If $P$ or $Q$ is normal then both $P$ and $Q$ are characteristic in $PQ$

Question

Abstract Algebra, Dummit and Foote e3 states that:

"If $G$ is a group of order 30 and $P\in Syl_5(G)$ and $Q\in Syl_3(G)$ with one of them being normal, then both are characteristic subgroups of $PQ$; this then implies that since $PQ$ is normal, both $P$ and $Q$ have to be normal."

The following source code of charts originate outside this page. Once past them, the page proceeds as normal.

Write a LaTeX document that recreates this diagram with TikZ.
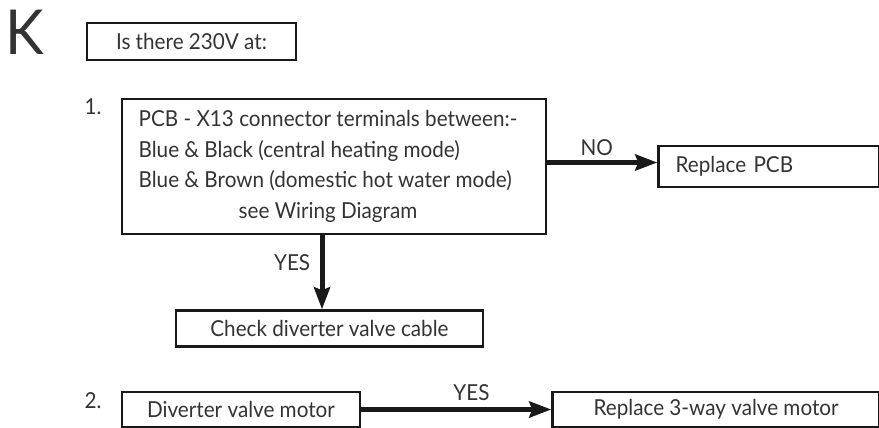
\documentclass[tikz,border=0pt]{standalone}
\usepackage{fontspec}
\setmainfont{Lato}[FakeStretch=0.94]
\usetikzlibrary{positioning, arrows.meta}
\definecolor{inkgrey}{HTML}{333333}
\tikzset{
  box/.style={rectangle, draw=black!90, line width=2.6pt, inner sep=0pt, text centered, text=inkgrey, font=\fontsize{22}{30.5}\selectfont},
  flow/.style={line width=5pt, draw=black!90, -{Stealth[length=22pt, width=16pt, inset=3pt]}},
  tag/.style={text=inkgrey, font=\fontsize{22}{24}\selectfont}
}

\begin{document}
\begin{tikzpicture}[x=1pt, y=1pt]
        \useasboundingbox (0,0) rectangle (879,-428);

        \node (letter) [anchor=base west, inner sep=0pt, text=inkgrey, font=\fontsize{62}{62}\selectfont] at (5,-55) {K};
        \node (ask) [box, minimum width=209pt, minimum height=37pt] at (191.5,-41.5) {Is there 230V at:};

        % Paso 1
        \node (pcb) [box, minimum width=424pt, minimum height=135pt] at (334,-166.5) {\begin{tabular}{@{}l@{}}
            PCB - X13 connector terminals between:-\\
            Blue \& Black (central heating mode)\\
            Blue \& Brown (domestic hot water mode)\\
            \multicolumn{1}{@{}c@{}}{see Wiring Diagram}
          \end{tabular}\hspace*{12pt}};
        \node (num1) [tag, anchor=base east] at (105,-114) {1.};
        \node (newpcb) [box, right=110pt of pcb, minimum width=221pt, minimum height=41pt, text width=187pt, align=left, inner xsep=17pt] {Replace PCB};
        \node (check) [box, below=74pt of pcb, xshift=-4.5pt, minimum width=307pt, minimum height=36pt] {Check diverter valve cable};

        % Paso 2
        \node (motor) [box, minimum width=238pt, minimum height=35pt] at (241,-409.5) {Diverter valve motor};
        \node (num2) [tag, anchor=base east] at (105,-408) {2.};
        \node (newmotor) [box, right=190pt of motor, minimum width=327pt, minimum height=35pt] {Replace 3-way valve motor};

        % Flechas
        \draw [flow] ([yshift=4pt]pcb.east) -- node[tag, above=1pt, pos=0.45] {NO} ([yshift=4pt]pcb.east -| newpcb.west);
        \draw [flow] ([xshift=-12pt]pcb.south) -- node[tag, left=6pt, pos=0.37] {YES} ([xshift=-12pt]pcb.south |- check.north);
        \draw [flow] (motor) -- node[tag, above=3pt, pos=0.58] {YES} (newmotor);

\end{tikzpicture}
\end{document}
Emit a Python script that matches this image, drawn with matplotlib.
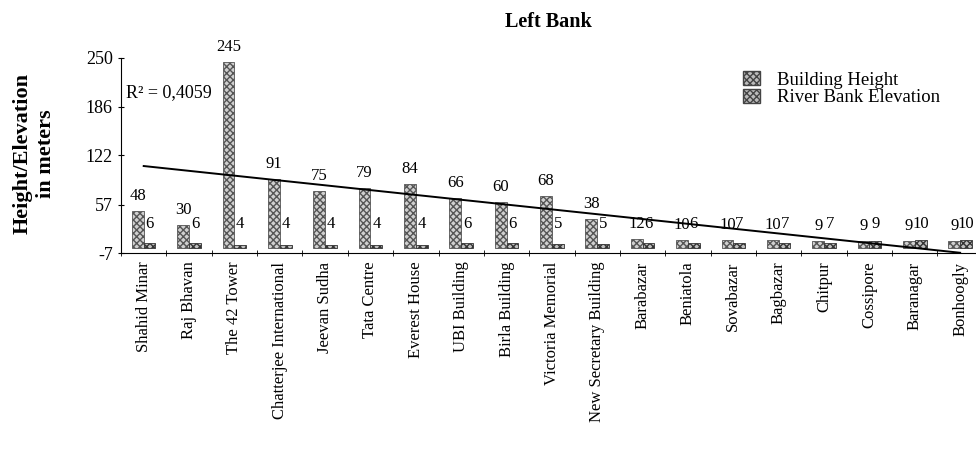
import numpy as np
import matplotlib.pyplot as plt
from matplotlib.patches import Patch

places = ['Shahid Minar', 'Raj Bhavan', 'The 42 Tower', 'Chatterjee International',
          'Jeevan Sudha', 'Tata Centre', 'Everest House', 'UBI Building',
          'Birla Building', 'Victoria Memorial', 'New Secretary Building',
          'Barabazar', 'Beniatola', 'Sovabazar', 'Bagbazar', 'Chitpur',
          'Cossipore', 'Baranagar', 'Bonhoogly']
building = [48, 30, 245, 91, 75, 79, 84, 66, 60, 68, 38, 12, 10, 10, 10, 9, 9, 9, 9]
elevation = [6, 6, 4, 4, 4, 4, 4, 6, 6, 5, 5, 6, 6, 7, 7, 7, 9, 10, 10]
yticks = [-7, 57, 122, 186, 250]

plt.rcParams['font.family'] = ['Liberation Serif', 'DejaVu Serif']

fig = plt.figure(figsize=(9.76, 4.75), dpi=100)
ax = fig.add_axes([0.124, 0.467, 0.876, 0.411])

x = np.arange(1, len(places) + 1)
w = 0.26
ax.bar(x - w / 2, building, w, color='#d0d0d0', edgecolor='#555555',
       hatch='xxxxx', linewidth=0.6)
ax.bar(x + w / 2, elevation, w, color='#c0c0c0', edgecolor='#333333',
       hatch='xxxxx', linewidth=0.6)

for xi, b, e in zip(x, building, elevation):
    ax.annotate(str(b), (xi - w / 2, b), xytext=(0, 5), textcoords='offset points',
                ha='center', va='bottom', fontsize=12)
    ax.annotate(str(e), (xi + w / 2, max(e, 12)), xytext=(0, 5), textcoords='offset points',
                ha='center', va='bottom', fontsize=12)

# linear trend on building height
k, c = np.polyfit(x, building, 1)
ax.plot(x, k * x + c, color='black', linewidth=1.4)
ax.text(0.6, 205, 'R² = 0,4059', fontsize=13, va='center')

ax.set_xlim(0.58, 19.35)
ax.set_ylim(-7, 250)
ax.set_yticks(yticks)
ax.set_yticklabels([str(t) for t in yticks], fontsize=13)
ax.set_xticks(x)
ax.set_xticklabels(places, rotation=90, fontsize=12)
ax.set_xticks(np.arange(0.5, 19.5, 1), minor=True)
ax.tick_params(axis='x', which='major', length=0, pad=6)
ax.tick_params(axis='x', which='minor', length=5, direction='inout')
ax.tick_params(axis='y', length=5, direction='inout')
ax.spines['top'].set_visible(False)
ax.spines['right'].set_visible(False)

ax.set_title('Left Bank', fontsize=14.5, fontweight='bold', pad=22)
ax.set_ylabel('Height/Elevation\nin meters', fontsize=16, fontweight='bold')
ax.yaxis.set_label_coords(-0.076, 0.51)

handles = [Patch(facecolor='#bbbbbb', edgecolor='#444444', hatch='xxxxx'),
           Patch(facecolor='#bbbbbb', edgecolor='#444444', hatch='xxxxx')]
ax.legend(handles, ['Building Height', 'River Bank Elevation'], loc='upper left',
          bbox_to_anchor=(0.708, 1.02), frameon=False, fontsize=13.5,
          handlelength=0.9, handleheight=0.8, handletextpad=0.9, labelspacing=0.0)

fig.savefig('out.png', dpi=100)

Why is it that if either $P$ or $Q$ is normal in $G$ then both are characteristic in $PQ$? I realize that, by Sylow theorem, the normal Sylow subgroup has to be characteristic, but I do not get why the other one has to be also.

Answer 1

First note that since $P$ or $Q$ is normal, $PQ \leq G$. We have $|P|$ and $|Q|$ are coprime, so they must have trivial intersection. Thus $|PQ| = \frac{|P||Q|}{|P \cap Q|} = \frac{15}{1}$. Thus $PQ$ is normal in $G$ since it has index $2$. If $Q$ is normal in $G$ then $P$ has index $3$ in $PQ$. Since $3$ is the smallest prime dividing $|PQ|$, $P$ is necessarily normal in $PQ$ and thus characteristic. If $P$ is normal in $G$ then consider the number of possible subgroups of order $3$ in $PQ$. We know from the Sylow Theorems that it must be congruent to 1 modulo three. Further it must divide 5. The only divisor of $5$ congruent to 1 modulo 3 is 1. Thus there is one Sylow 3 subgroup of $PQ$, namely $Q$.

Answer 2

The normality of $P$ or $Q$ is needed only to ensure that $PQ$ is a subgroup. Once $PQ$ is a subgroup, then $P\in\operatorname{Syl}_5(PQ)$ and $Q\in\operatorname{Syl}_3(PQ)$. By Sylow's theorem, $n_5(PQ)\mid 3$ and $n_5(PQ)\equiv1\pmod{5}$, so $n_5(PQ)=1$, hence $P$ is characteristic in $PQ$. Similarly, $n_3(PQ)\mid 5$ and $n_3(PQ)\equiv1\pmod{3}$, so $n_3(PQ)=1$, hence $Q$ is characteristic in $PQ$.